Şu halimi görse annem, ak düşer saçlarına
Annesizlik, canını en acıtan ama en dile getirmediği şeylerden biriydi
Hülya’nın. Küçücük çocukken annesizliği tadan, Süheyla Hanım’dan gerçek bir
anne şefkatini bir türlü göremeyendi o. Annesi, bu yaşadıklarını görse bir
kez daha ölürdü belki de. Belki üzüntüden, belki kahırdan.
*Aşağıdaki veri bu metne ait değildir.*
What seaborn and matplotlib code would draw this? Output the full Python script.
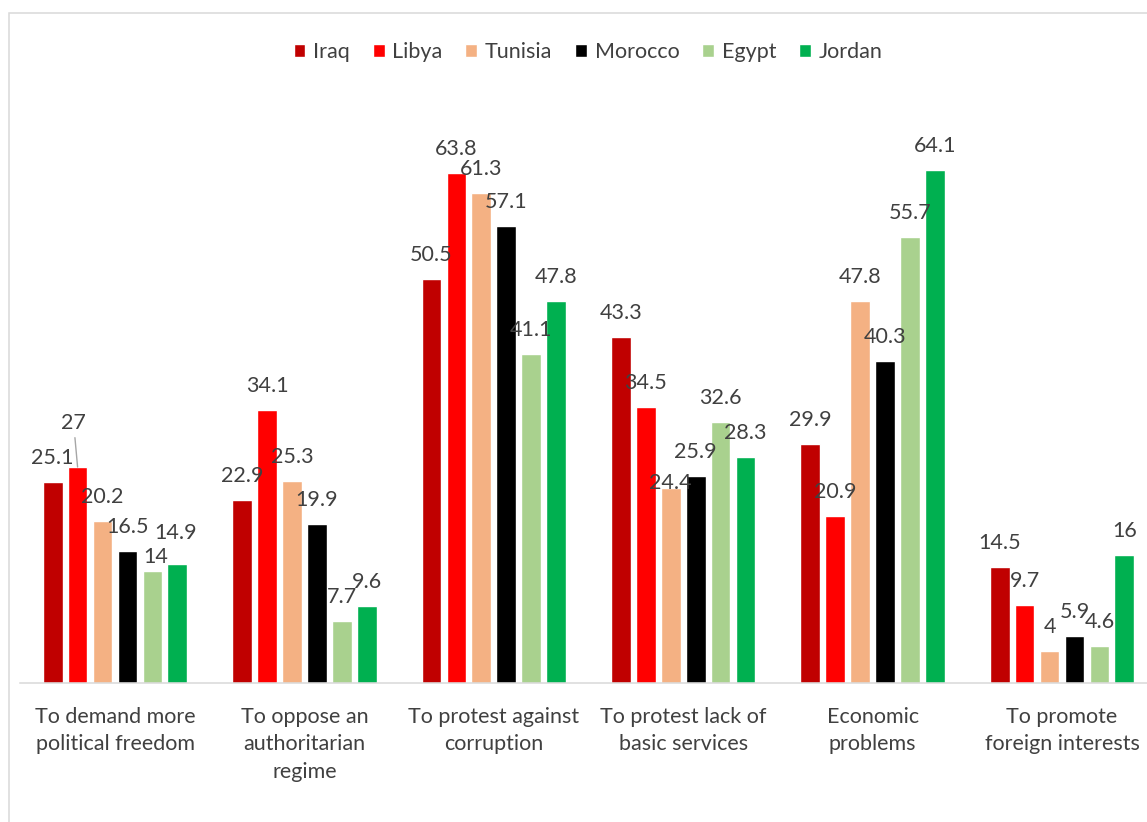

Öptüm gözlerinden öptüm ellerinden
Gözlerinden öpmek…
Ve de ellerinden…
Cana can katan iki organa nice anlamlar yüklemek ve
güzelliklere güzellikler eklemek!
Ah bu 'Hayat Şarkısı' her şeye rağmen
Hüznüyle, neşesiyle çaldı Hayat Şarkısı. Ağladı Hülya,
ağlattı. Güldü Hülya, kahkaha attırdı. Türlü güzellikler getirdi haftalar boyu;
her şeye rağmen ve her şeyin sayesinde…
İyi ki vazgeçmedi Hülya, iyi ki hikayesini bizimle paylaştı…
Peki Hülya asıl neyden vazgeçemedi? Aşktan mı, intikamdan
mı? Hülya’nın hikayesi nasıl son bulacak? Aşkına sarılarak mı, intikamının
peşinden koşarak mı? Heyecanla ve sabırsızlıkla bekliyorum.